In 1531, a Mexican peasant named Juan Diego and his uncle, Juan Bernardino, reported seeing several apparitions of the Virgin Mary, a.k.a. the Virgin of Guadalupe and Our Lady of Guadalupe, near Mexico City. Subsequently, depictions of the purported traveling virgin became iconic, and innumerable places throughout Mexico and the Southwestern U.S carry her name. On a recent outing, we visited the Guadalupe Mountains of SE New Mexico and West Texas, a National Park and home to Carlsbad Caverns and it’s Brazilian free-tailed bat population, which had already migrated south for the winter when we were there, leaving only its guano behind. Summer visitors can watch thousands of bats emerge from the cave at dusk and spiral into the night sky.
Mid- to late-November is autumn in West Texas, but fall color doesn't come to mind in the desert, so we were surprised to learn that trailheads would likely be packed with leaf-peepers. After the five-hour drive from Silver City, we walked to Smith Spring, a short hike into the foothills from a historic ranch. A ranger told us that autumn foliage at the spring was spectacular despite peaking a week or so earlier, but we were skeptical as we walked across the Chihuahuan desert towards a dry-looking canyon. But inside the canyon, clear pools of water seeping from a sandstone layer beneath limestone cliffs created a wet micro-environment supporting a lush grove of yellow Gambel’s oak, red and yellow bigtooth maple, bright green ferns and grasses, and a few pale yuccas and cacti to remind us that the desert wasn’t far away. It was surprisingly spectacular.
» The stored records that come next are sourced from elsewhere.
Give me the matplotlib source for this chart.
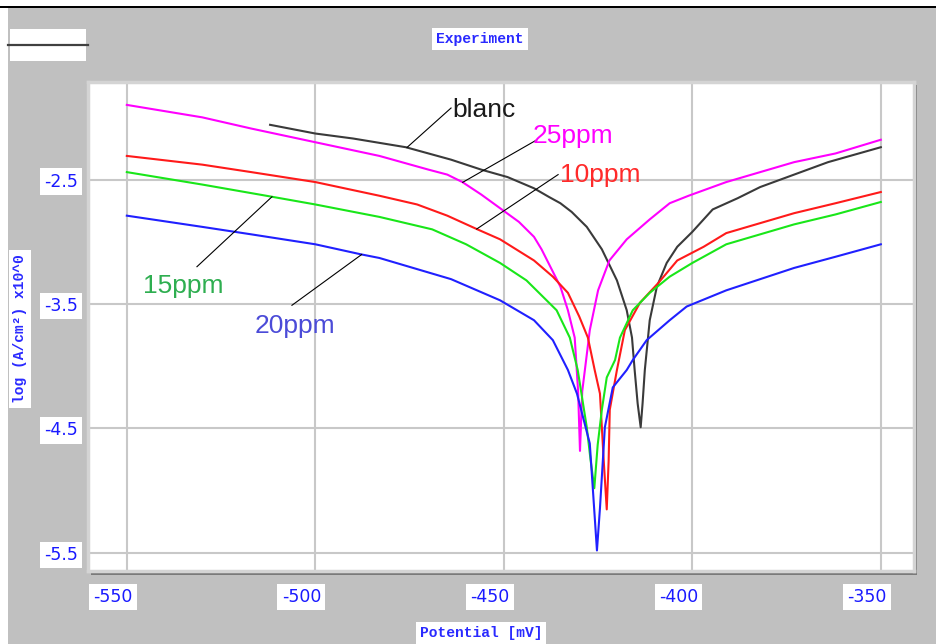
import numpy as np
import matplotlib
matplotlib.use("Agg")
import matplotlib.pyplot as plt
import matplotlib.transforms as mtransforms
from matplotlib.patches import Rectangle
from matplotlib.lines import Line2D

# polarisation curves: potential (mV) vs log current density
blanc_mv = [-512, -500, -490, -476, -464, -456, -449, -442, -438, -435, -432, -428, -424,
            -420, -417.4, -416, -415.3, -414.5, -413.7, -413.2, -412.6, -411.3, -409.4,
            -406.8, -404, -400, -394.6, -388, -382, -373, -364, -357, -350]
blanc_log = [-2.06, -2.13, -2.17, -2.24, -2.34, -2.42, -2.48, -2.57, -2.64, -2.69, -2.76,
             -2.88, -3.06, -3.31, -3.55, -3.77, -4.03, -4.30, -4.49, -4.30, -4.03, -3.63,
             -3.36, -3.17, -3.04, -2.92, -2.74, -2.65, -2.56, -2.46, -2.36, -2.30, -2.24]

ppm25_mv = [-550, -540, -530, -517, -500, -483, -470, -465, -461, -456, -451, -446, -442,
            -440, -438, -435, -433, -431.2, -430.3, -429.8, -429.2, -428.5, -427.2, -425,
            -422, -417.4, -411.3, -406, -401, -391, -382, -373, -362, -350]
ppm25_log = [-1.90, -1.95, -2.00, -2.09, -2.20, -2.31, -2.42, -2.46, -2.52, -2.62, -2.73,
             -2.84, -2.96, -3.06, -3.18, -3.36, -3.55, -3.77, -4.20, -4.68, -4.20, -4.03,
             -3.71, -3.39, -3.15, -2.98, -2.82, -2.69, -2.63, -2.52, -2.44, -2.36, -2.29,
             -2.18]

ppm10_mv = [-550, -530, -517, -500, -483, -473, -465, -457, -451, -442, -437, -433, -430,
            -427.7, -425.9, -424.5, -423.5, -422.7, -422.2, -421.9, -420, -417.9, -413.9,
            -409, -404, -397, -391, -382, -373, -362, -350]
ppm10_log = [-2.31, -2.38, -2.44, -2.52, -2.63, -2.70, -2.79, -2.90, -2.98, -3.15, -3.28,
             -3.41, -3.60, -3.77, -4.03, -4.22, -4.76, -5.15, -4.76, -4.35, -4.03, -3.71,
             -3.49, -3.33, -3.15, -3.04, -2.93, -2.85, -2.77, -2.69, -2.60]

ppm15_mv = [-550, -530, -513, -500, -483, -469, -460, -451, -444, -436, -432.5, -430.4, -428,
            -427, -426, -425.1, -424, -422.7, -420.5, -419.2, -415.8, -411.3, -406, -400,
            -391, -382, -373, -362, -350]
ppm15_log = [-2.44, -2.54, -2.63, -2.70, -2.80, -2.90, -3.02, -3.17, -3.31, -3.55, -3.77,
             -4.03, -4.49, -4.75, -4.98, -4.63, -4.35, -4.09, -3.95, -3.77, -3.55, -3.41,
             -3.28, -3.17, -3.02, -2.94, -2.86, -2.78, -2.68]

ppm20_mv = [-550, -530, -517, -500, -488, -483, -464, -451, -442, -437, -433, -430.6, -427.2,
            -426.4, -425.3, -424.5, -423.2, -421.1, -417.4, -415.8, -412.1, -406, -401.5,
            -391, -382, -373, -362, -350]
ppm20_log = [-2.79, -2.88, -2.94, -3.02, -3.10, -3.13, -3.30, -3.47, -3.63, -3.79, -4.03,
             -4.22, -4.62, -4.98, -5.48, -5.14, -4.49, -4.17, -4.03, -3.95, -3.79, -3.63,
             -3.52, -3.39, -3.30, -3.21, -3.12, -3.02]

x_ticks = [-550, -500, -450, -400, -350]
y_ticks = [-2.5, -3.5, -4.5, -5.5]

# (name, potentials, logs, line colour, label colour, label pos, leader start, leader end mV)
series = [
    ("blanc", blanc_mv, blanc_log, "#3a3a3a", "#1a1a1a", (-463.6, -2.00), (-464.0, -1.925), -475.7),
    ("25ppm", ppm25_mv, ppm25_log, "#ff00ff", "#ff00ff", (-442.3, -2.21), (-441.2, -2.18), -460.9),
    ("10ppm", ppm10_mv, ppm10_log, "#ff1a1a", "#ff2a2a", (-435.1, -2.52), (-435.6, -2.46), -457.2),
    ("15ppm", ppm15_mv, ppm15_log, "#19e619", "#2eae50", (-545.8, -3.41), (-531.4, -3.20), -511.5),
    ("20ppm", ppm20_mv, ppm20_log, "#2020ff", "#4b4bd8", (-516.0, -3.73), (-506.2, -3.51), -487.7),
]

W, H = 937, 644
fig = plt.figure(figsize=(W / 100, H / 100), dpi=100, facecolor="#c0c0c0")

def px_rect(x0, y0, x1, y1, **kw):
    return Rectangle((x0 / W, 1 - y1 / H), (x1 - x0) / W, (y1 - y0) / H,
                     transform=fig.transFigure, **kw)

# window edges
fig.patches.append(px_rect(0, 0, W, 6, facecolor="white", edgecolor="none", zorder=0))
fig.patches.append(px_rect(0, 6, W, 8, facecolor="black", edgecolor="none", zorder=0))
fig.patches.append(px_rect(0, 8, 8, H, facecolor="white", edgecolor="none", zorder=0))

# legend stub
fig.patches.append(px_rect(10, 29, 86, 61, facecolor="white", edgecolor="none", zorder=1))
fig.lines.append(Line2D([8 / W, 88 / W], [1 - 45 / H, 1 - 45 / H], transform=fig.transFigure,
                        color="#404040", lw=1.6, zorder=2))

# plot frame shadow
fig.patches.append(px_rect(91, 85, 917, 575, facecolor="#7a7a7a", edgecolor="none", zorder=0))

ax = fig.add_axes([88 / W, 1 - 571 / H, (914 - 88) / W, (571 - 82) / H])
ax.set_zorder(3)
ax.set_facecolor("white")
ax.set_xlim(-560.3, -341.2)
ax.set_ylim(-5.645, -1.716)

for name, mv, lg, lc, tc, tpos, lstart, lend in series:
    ax.plot(mv, lg, color=lc, lw=1.5, zorder=3)
    ax.text(tpos[0], tpos[1], name, color=tc, fontsize=19, family="Liberation Sans",
            ha="left", va="baseline", zorder=5)
    ax.plot([lstart[0], lend], [lstart[1], np.interp(lend, mv, lg)],
            color="black", lw=0.8, zorder=4)

ax.set_xticks(x_ticks)
ax.set_yticks(y_ticks)
ax.set_xticklabels([str(v) for v in x_ticks])
ax.set_yticklabels([str(v) for v in y_ticks])
ax.grid(True, color="#c8c8c8", lw=1.5, zorder=1)
ax.set_axisbelow(True)
ax.tick_params(axis="x", length=0, pad=12, labelsize=12.5, labelcolor="#1a1aff")
ax.tick_params(axis="y", length=0, pad=7, labelsize=12.5, labelcolor="#1a1aff")
for lab in ax.get_xticklabels() + ax.get_yticklabels():
    lab.set_bbox(dict(facecolor="white", edgecolor="none", pad=3))
# x labels sit a little left of their grid lines
shift = mtransforms.ScaledTranslation(-14 / 100, 0, fig.dpi_scale_trans)
for lab in ax.get_xticklabels():
    lab.set_transform(lab.get_transform() + shift)
for sp in ax.spines.values():
    sp.set_color("#d4d4d4")
    sp.set_linewidth(2.5)

box = dict(facecolor="white", edgecolor="none", pad=3)
mono = dict(family="Liberation Mono", fontweight="bold", fontsize=10.5, color="#2a2aff")
fig.text(480 / W, 1 - 39 / H, "Experiment", ha="center", va="center", bbox=box, **mono)
fig.text(481 / W, 1 - 633 / H, "Potential [mV]", ha="center", va="center", bbox=box, **mono)
fig.text(20 / W, 1 - 329 / H, "log (A/cm²) x10^0", ha="center", va="center",
         rotation=90, bbox=box, **mono)

fig.savefig("out.png", dpi=100, facecolor=fig.get_facecolor())
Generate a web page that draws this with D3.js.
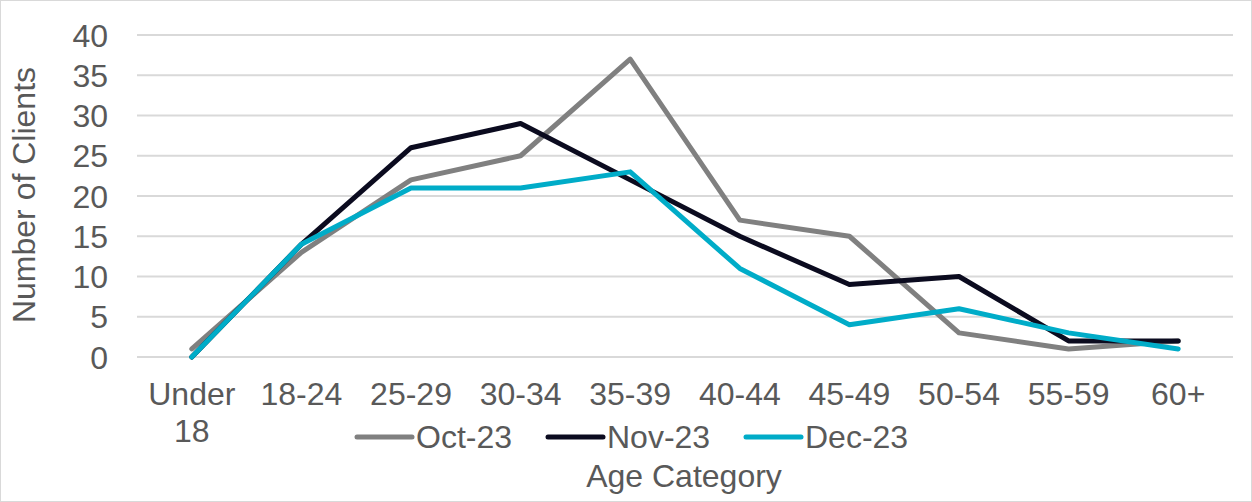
<!DOCTYPE html>
<html><head><meta charset="utf-8">
<script src="https://cdn.jsdelivr.net/npm/d3@7"></script>
<style>
html,body{margin:0;padding:0;background:#fff;}
svg text{font-family:"Liberation Sans",Arial,sans-serif;fill:#595959;}
</style></head>
<body>
<svg id="chart" width="1252" height="502"></svg>
<script>
const categories = ["Under 18","18-24","25-29","30-34","35-39","40-44","45-49","50-54","55-59","60+"];
const oct23 = [1,13,22,25,37,17,15,3,1,2];
const nov23 = [0,14,26,29,22,15,9,10,2,2];
const dec23 = [0,14,21,21,23,11,4,6,3,1];
const seriesNames = ["Oct-23","Nov-23","Dec-23"];
const seriesColors = ["#808080","#0b0b1f","#00acc8"];
const yTicks = [0,5,10,15,20,25,30,35,40];

const series = [oct23, nov23, dec23];
const svg = d3.select("#chart");
const W = 1252, H = 502;
const m = {left:137, right:1233, top:35, bottom:357};
const fs = 32;

svg.append("rect").attr("x",0.5).attr("y",0.5).attr("width",W-1).attr("height",H-1)
  .attr("fill","#fff").attr("stroke","#d9d9d9");

const x = d3.scaleBand().domain(categories).range([m.left,m.right]);
const y = d3.scaleLinear().domain([0,40]).range([m.bottom,m.top]);

// gridlines
svg.append("g").selectAll("line").data(yTicks).join("line")
  .attr("x1",m.left).attr("x2",m.right)
  .attr("y1",d=>y(d)).attr("y2",d=>y(d))
  .attr("stroke","#d9d9d9").attr("stroke-width",2);

// y axis labels
const yAxis = d3.axisLeft(y).tickValues(yTicks).tickSize(0).tickPadding(0);
const yg = svg.append("g").attr("transform",`translate(108,0)`).call(yAxis);
yg.select(".domain").remove();
yg.selectAll("text").attr("font-size",fs).attr("font-family","Liberation Sans, Arial, sans-serif")
  .attr("fill","#595959").attr("dy","0.35em");

// x axis labels
const xAxis = d3.axisBottom(x).tickSize(0).tickPadding(0);
const xg = svg.append("g").attr("transform",`translate(0,${m.bottom})`).call(xAxis);
xg.select(".domain").remove();
xg.selectAll("text").attr("font-size",fs).attr("font-family","Liberation Sans, Arial, sans-serif")
  .attr("fill","#595959").attr("dy",null).attr("y",48)
  .each(function(d){
    const t = d3.select(this);
    if (d === "Under 18") {
      t.text(null);
      t.append("tspan").attr("x",0).text("Under");
      t.append("tspan").attr("x",0).attr("dy",37).text("18");
    }
  });

// lines
const line = d3.line().x((d,i)=>x(categories[i])+x.bandwidth()/2).y(d=>y(d));
series.forEach((s,i)=>{
  svg.append("path").datum(s).attr("d",line)
    .attr("fill","none").attr("stroke",seriesColors[i]).attr("stroke-width",5)
    .attr("stroke-linejoin","round").attr("stroke-linecap","round");
});

// axis titles
svg.append("text").attr("transform","translate(35,195) rotate(-90)")
  .attr("text-anchor","middle").attr("font-size",fs).text("Number of Clients");
svg.append("text").attr("x",684).attr("y",487).attr("text-anchor","middle")
  .attr("font-size",fs).text("Age Category");

// legend
const legX = [357,548,746];
const lg = svg.append("g");
seriesNames.forEach((n,i)=>{
  lg.append("line").attr("x1",legX[i]).attr("x2",legX[i]+55).attr("y1",437).attr("y2",437)
    .attr("stroke",seriesColors[i]).attr("stroke-width",5).attr("stroke-linecap","round");
  lg.append("text").attr("x",legX[i]+59).attr("y",437).attr("dy","0.35em")
    .attr("font-size",fs).text(n);
});
</script>
</body></html>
We spent the rest of the week exploring the Guadalupes and Carlsbad Caverns. We hiked up Guadalupe Peak, the highest point in Texas (8,751’), and looked down on a limestone buttress called El Capitan. Larry Scritchfield and I bootlegged a mountain bike ride beneath El Capitan on a rest day during a Hueco Tanks climbing trip sometime in the 1980s or 90s (I can’t remember exactly when) before the Park was so popular (and so well patrolled) and before I had a bike with shocks. Ellen and I hiked into McKittrick Canyon, another autumn color destination where a petroleum geologist named Wallace Pratt built an inviting stone cottage in the 1930s that he later donated to the Park. We climbed the three easiest rock routes in Last Chance Canyon, a limestone gorge north of the Guadalupe Mountains know for harder climbs in steep alcoves. And we hiked 750’ down into the earth through Carlsbad’s natural entrance on the switch-backing asphalt tourist trail. It led us and a bunch of other people, some making videos of every feature with their phones (I pity their friends and families), through a labyrinth of passages and rooms and eventually to the underground restrooms and snack bar (closed) near the elevator that most visitors use to exit the cave. We chose to hike out the way we’d come in and were lucky to have the cavern to ourselves after the last tourist entries at 2:30 p.m. passed us on their way down.